This morning at around 3:45am, I found myself crying. Just crying. My youngest, Parker, has been waking up at 4:45am for the day and with my husband traveling for work, that means I, too, have been waking up at 4:45am for the day.. everyday. But this morning, I don't know if it was sheer exhaustion or the utter disbelief that my son could be taking one more precious hour out of my "hopeful" 6 hours I get a night, but I broke down a bit. I'm not normally a crier, but today I did. Clearly, it's time to remind myself of something important. Something that everyone could use of some reminding, and especially mothers: I need to take care of myself.
It's often believed that as a parent taking care of yourself, or even putting yourself first in some instances, is selfish. Here is the problem with that thinking: if I am not 100%, heck, if I'm not even 60%, how in the world can I expect to give my children 100%? During my Body Back training, Farel Hruska used a great example that has stuck in my mind. Every time we fly we are told that in case of emergency, put our own oxygen masks on first before we help others. If we aren't taking care of ourselves, we can't fully take care of others.
For some, this may come in the form of eating the right things that will fuel your body and give you the energy to attack your day.
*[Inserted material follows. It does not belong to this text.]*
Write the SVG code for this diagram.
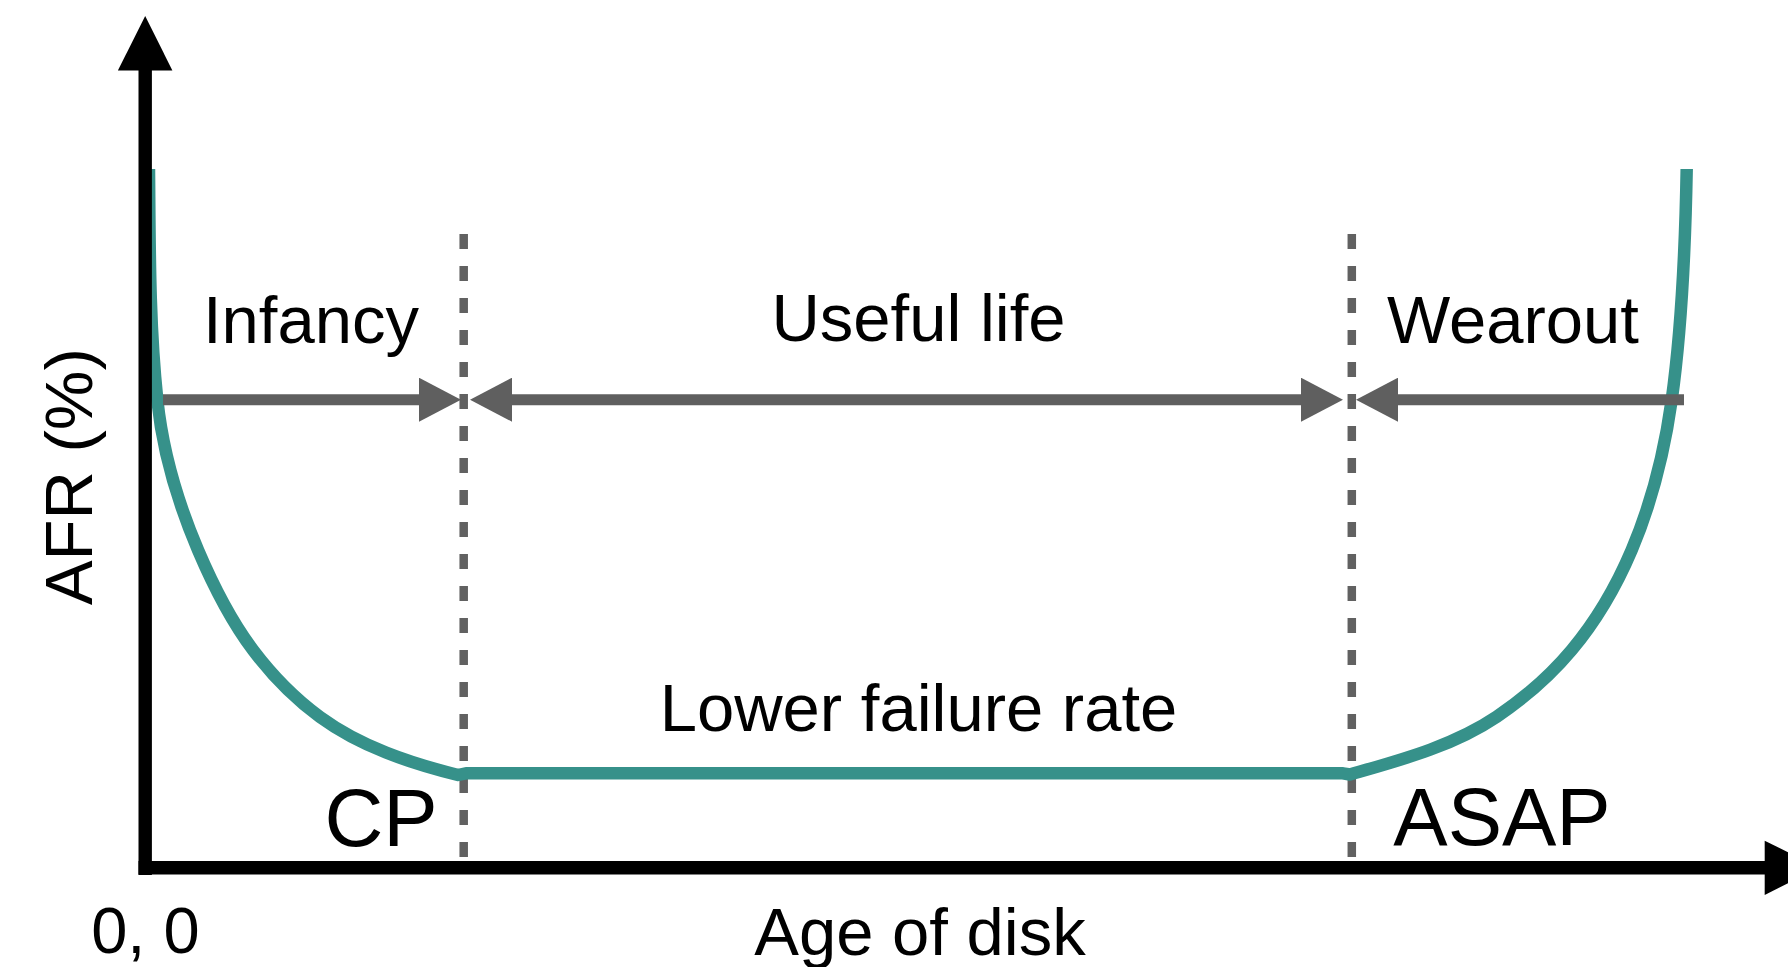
<svg xmlns="http://www.w3.org/2000/svg" width="1788" height="967" viewBox="0 0 1788 967">
  <style>
    .label { font-family: "Liberation Sans", Arial, Helvetica, sans-serif; font-size: 67px; fill: #000000; }
    .big { font-size: 81.5px; }
    .origin { font-size: 65px; }
    .axis { stroke: #000000; stroke-width: 13.4; fill: none; }
    .axis-head { fill: #000000; }
    .curve { stroke: #36918a; stroke-width: 12.5; fill: none; stroke-linecap: butt; stroke-linejoin: round; }
    .divider { stroke: #616161; stroke-width: 8.5; stroke-dasharray: 15 17; fill: none; }
    .span { stroke: #5f5f5f; stroke-width: 11; fill: none; }
  </style>
  <defs>
    <marker id="head" markerUnits="userSpaceOnUse" markerWidth="42" markerHeight="44" refX="0" refY="22" orient="auto-start-reverse" viewBox="0 0 42 44">
      <path d="M0,0 L42,22 L0,44 Z" fill="#5f5f5f"/>
    </marker>
  </defs>

  <rect width="1788" height="967" fill="#ffffff"/>

  <!-- phase boundaries -->
  <g id="dividers">
    <line class="divider" x1="463.7" y1="234" x2="463.7" y2="858"/>
    <line class="divider" x1="1351.8" y1="234" x2="1351.8" y2="858"/>
  </g>

  <!-- bathtub curve: infant mortality, flat useful life, wear-out -->
  <g id="bathtub-curve">
    <path class="curve" d="M149,169
      C149.7,246 149.25,323.4 157.3,400
      C162.7,451.5 177.7,502.3 198,550
      C212.9,585 230.1,619.6 253,650
      C272,675.2 294.5,698.3 320,717
      C360.3,746.5 409.6,762.9 458,775
      L466,773.3 L1343,773.3 L1350,774.5
      C1400.5,760 1453.1,746.1 1496.7,716.7
      C1524.5,698 1550.2,675.7 1571.7,650
      C1596.7,620.2 1616.5,585.8 1631.7,550
      C1651.9,502.4 1664.5,451.2 1671.7,400
      C1682.4,323.6 1685.35,246.2 1686.7,169"/>
  </g>

  <!-- axes, drawn over the curve -->
  <g id="axes">
    <line class="axis" x1="145.2" y1="68" x2="145.2" y2="875"/>
    <polygon class="axis-head" points="145.2,16 117.9,70.5 172.4,70.5"/>
    <line class="axis" x1="138.5" y1="867.7" x2="1766" y2="867.7"/>
    <polygon class="axis-head" points="1764.7,840.7 1764.7,895 1819,867.8"/>
  </g>

  <!-- phase span connectors -->
  <g id="connectors">
    <line class="span" x1="163" y1="399.7" x2="419" y2="399.7" marker-end="url(#head)"/>
    <line class="span" x1="512" y1="399.7" x2="1301" y2="399.7" marker-start="url(#head)" marker-end="url(#head)"/>
    <line class="span" x1="1398" y1="399.7" x2="1684" y2="399.7" marker-start="url(#head)"/>
  </g>

  <!-- phase labels -->
  <g id="infancy">
    <text class="label" x="311" y="342.7" text-anchor="middle">Infancy</text>
  </g>
  <g id="useful-life">
    <text class="label" x="918.5" y="340.7" text-anchor="middle">Useful life</text>
  </g>
  <g id="wearout">
    <text class="label" x="1513" y="342.7" text-anchor="middle">Wearout</text>
  </g>
  <g id="lower-failure-rate">
    <text class="label" x="918.5" y="731" text-anchor="middle">Lower failure rate</text>
  </g>
  <g id="cp">
    <text class="label big" x="381" y="845.7" text-anchor="middle">CP</text>
  </g>
  <g id="asap">
    <text class="label big" x="1502" y="845" text-anchor="middle">ASAP</text>
  </g>

  <!-- axis labels -->
  <g id="axis-labels">
    <text class="label origin" x="145.4" y="953.3" text-anchor="middle">0, 0</text>
    <text class="label" x="920" y="955" text-anchor="middle">Age of disk</text>
    <text class="label" transform="translate(91.8,476.7) rotate(-90)" x="0" y="0" text-anchor="middle">AFR (%)</text>
  </g>
</svg>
For others, it could be the need to get out of the house and get moving to give yourself a dose of happy endorphins and beat the feeling of lethargy. But for me, I need to remember to rest. And, for now, that might even mean getting in bed at 9pm. Maybe even try to nap (already my body is asking what a nap is)! Whatever way, shape or form, I need rest.
Today I am luckily. After an hour or so, Parker fell back asleep and my next "alarm clock" (aka the three year old) didn't wake me up until 6:15. Also, my husband gets back today and will help relieve some of the nightly duties and early morning wake-ups. I know I will catch a break soon, but that shouldn't leave the lesson unlearned. In short, I have to remember to take care of me.
Random side note: It's always times like these that I think of friends, acquaintances or complete strangers who are a single parent, have partners in the military, or loved ones who are gone for far longer stretches than a week here or there. I just want to say, YOU ARE ALL AMAZING! I can't imagine doing what you are doing every day.